Power comes from a 6-liter diesel engine delivering 600 hp, mated with a 5-speed transmission. Williams says the Excursion handles very well even on turns, and his personal favorite bit is the fact that it dwarfs everyone else on the road.

The body is custom, too, with gold accents and badging over pristine white wherever you look. The grille is a more recent addition, as is the custom logo for which two real swords were used. Even the five-inch exhaust is custom, with gold etchings, as well as the lights and the train horn. That said, perhaps the most unbelievable part about the build is the fact that it has Lamborghini-style doors. They’re the original doors, too, and it took Williams three full days just to work out how to replace the hinges with hydraulics so they open upwards. Seeing the Excursion with the doors open is a sight in itself, perhaps even more impressive than its size or bling-ness.

As flashy as the Excursion is on the outside, it might come as a surprise to learn that the interior isn’t in matchy-matchy white. Instead, it’s decked in black alligator and ostrich leather, including the headliner, and features at least six screens, so that it can become a party-mobile at whim. One of them is a 60-inch curved screen in the rear, which, with the upgraded sound system, makes the truck the perfect “venue” to watch games.

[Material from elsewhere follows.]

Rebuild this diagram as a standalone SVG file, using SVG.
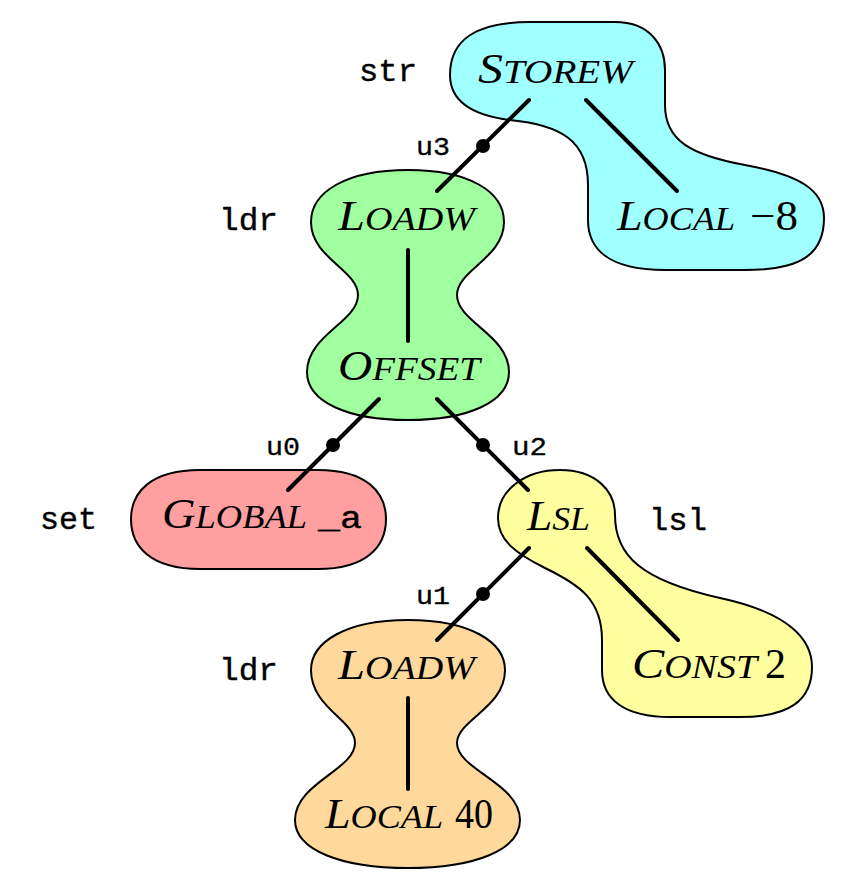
<svg xmlns="http://www.w3.org/2000/svg" width="846" height="890" viewBox="0 0 846 890">
<style>
.blob{stroke:#000;stroke-width:2;stroke-linejoin:round}
.sc{font-family:"Liberation Serif",serif;font-style:italic;font-size:42px;fill:#000}
.scs{font-size:33px}
.num{font-family:"Liberation Serif",serif;font-size:42px;fill:#000}
.tt{font-family:"Liberation Mono",monospace;font-size:31px;fill:#000;stroke:#000;stroke-width:0.4}
.u{font-family:"Liberation Mono",monospace;font-size:25px;fill:#000;stroke:#000;stroke-width:0.3}
.edge{stroke:#000;stroke-width:4;stroke-linecap:round;fill:none}
</style>
<g id="blob-str">
<path class="blob" fill="#a0ffff" d="M 450 75 C 450 40, 475 22, 530 22 L 615 22 C 650 22, 665 45, 665 70 L 665 105 C 665 140, 690 155, 745 165 C 800 175, 824 190, 824 218 C 824 255, 800 270, 745 270 L 665 270 C 610 270, 588 250, 588 220 L 588 185 C 588 140, 560 125, 510 120 C 470 115, 450 100, 450 75 Z"/>
</g>
<g id="blob-ldr1">
<path class="blob" fill="#a0ff9f" d="M 408 170 C 470 170, 504 192, 504 222 C 504 258, 457 270, 457 295 C 457 322, 509 335, 509 372 C 509 402, 468 420, 408 420 C 348 420, 307 402, 307 372 C 307 335, 358 322, 358 295 C 358 270, 311 258, 311 222 C 311 192, 346 170, 408 170 Z"/>
</g>
<g id="blob-set">
<path class="blob" fill="#ff9f9f" d="M 200 470 L 318 470 C 366 470, 386 492, 386 519 C 386 547, 366 569, 318 569 L 200 569 C 151 569, 131 547, 131 519 C 131 492, 151 470, 200 470 Z"/>
</g>
<g id="blob-lsl">
<path class="blob" fill="#ffff9f" d="M 498 518 C 498 490, 525 470, 560 470 C 595 470, 615 490, 615 515 C 615 555, 640 580, 720 598 C 790 613, 812 640, 812 667 C 812 700, 790 717, 740 717 L 670 717 C 625 717, 602 700, 602 670 L 602 640 C 602 600, 580 585, 545 568 C 515 553, 498 540, 498 518 Z"/>
</g>
<g id="blob-ldr2">
<path class="blob" fill="#ffd89b" d="M 408 620 C 470 620, 505 642, 505 670 C 505 708, 457 720, 457 743 C 457 770, 520 783, 520 820 C 520 850, 475 868, 408 868 C 341 868, 295 850, 295 820 C 295 783, 355 770, 355 743 C 355 720, 311 708, 311 670 C 311 642, 346 620, 408 620 Z"/>
</g>
<g id="connectors">
<line class="edge" x1="529" y1="100" x2="437" y2="191"/>
<circle cx="483" cy="146" r="7"/>
<line class="edge" x1="586" y1="100" x2="677" y2="191"/>
<line class="edge" x1="408" y1="250" x2="408" y2="341"/>
<line class="edge" x1="379" y1="399" x2="288" y2="490"/>
<circle cx="333" cy="445" r="7"/>
<line class="edge" x1="437" y1="399" x2="528" y2="490"/>
<circle cx="483" cy="445" r="7"/>
<line class="edge" x1="529" y1="548" x2="437" y2="640"/>
<circle cx="483" cy="594" r="7"/>
<line class="edge" x1="587" y1="548" x2="678" y2="640"/>
<line class="edge" x1="408" y1="698" x2="408" y2="789"/>
</g>
<g id="n-storew">
<text class="sc" x="478" y="83" textLength="155" lengthAdjust="spacingAndGlyphs">S<tspan class="scs">TOREW</tspan></text>
</g>
<g id="n-local8">
<text class="sc" x="617" y="230" textLength="118" lengthAdjust="spacingAndGlyphs">L<tspan class="scs">OCAL</tspan></text>
<text class="num" x="750" y="230" textLength="48" lengthAdjust="spacingAndGlyphs">−8</text>
</g>
<g id="n-loadw1">
<text class="sc" x="338" y="230" textLength="137" lengthAdjust="spacingAndGlyphs">L<tspan class="scs">OADW</tspan></text>
</g>
<g id="n-offset">
<text class="sc" x="338" y="380" textLength="142" lengthAdjust="spacingAndGlyphs">O<tspan class="scs">FFSET</tspan></text>
</g>
<g id="n-global">
<text class="sc" x="162" y="528" textLength="145" lengthAdjust="spacingAndGlyphs">G<tspan class="scs">LOBAL</tspan></text>
<text class="tt" x="318" y="528" textLength="44" lengthAdjust="spacingAndGlyphs">_a</text>
</g>
<g id="n-lsl">
<text class="sc" x="527" y="530" textLength="63" lengthAdjust="spacingAndGlyphs">L<tspan class="scs">SL</tspan></text>
</g>
<g id="n-const">
<text class="sc" x="632" y="678" textLength="125" lengthAdjust="spacingAndGlyphs">C<tspan class="scs">ONST</tspan></text>
<text class="num" x="765" y="678">2</text>
</g>
<g id="n-loadw2">
<text class="sc" x="338" y="679" textLength="137" lengthAdjust="spacingAndGlyphs">L<tspan class="scs">OADW</tspan></text>
</g>
<g id="n-local40">
<text class="sc" x="325" y="828" textLength="118" lengthAdjust="spacingAndGlyphs">L<tspan class="scs">OCAL</tspan></text>
<text class="num" x="455" y="828" textLength="38" lengthAdjust="spacingAndGlyphs">40</text>
</g>
<g id="labels">
<text class="tt" x="359" y="81" textLength="58" lengthAdjust="spacingAndGlyphs">str</text>
<text class="tt" x="219" y="230" textLength="59" lengthAdjust="spacingAndGlyphs">ldr</text>
<text class="tt" x="40" y="529" textLength="57" lengthAdjust="spacingAndGlyphs">set</text>
<text class="tt" x="649" y="530" textLength="58" lengthAdjust="spacingAndGlyphs">lsl</text>
<text class="tt" x="219" y="680" textLength="59" lengthAdjust="spacingAndGlyphs">ldr</text>
<text class="u" x="416" y="155" textLength="34" lengthAdjust="spacingAndGlyphs">u3</text>
<text class="u" x="266" y="455" textLength="34" lengthAdjust="spacingAndGlyphs">u0</text>
<text class="u" x="512" y="455" textLength="35" lengthAdjust="spacingAndGlyphs">u2</text>
<text class="u" x="416" y="604" textLength="34" lengthAdjust="spacingAndGlyphs">u1</text>
</g>
</svg>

Williams says the truck has won over 100 Best in Show awards and that it’s proven a true people magnet, which is like the cherry on the cake to knowing that he had a dream and pursued it whole-heartedly. In fact, he’s yet to meet one single person who would have something negative to say about it. “Everywhere I go, people just stop me and wanna take pictures, wanna see it go up and down. I haven’t had one hater yet,” he explains. At least, the haters aren’t saying anything to his face.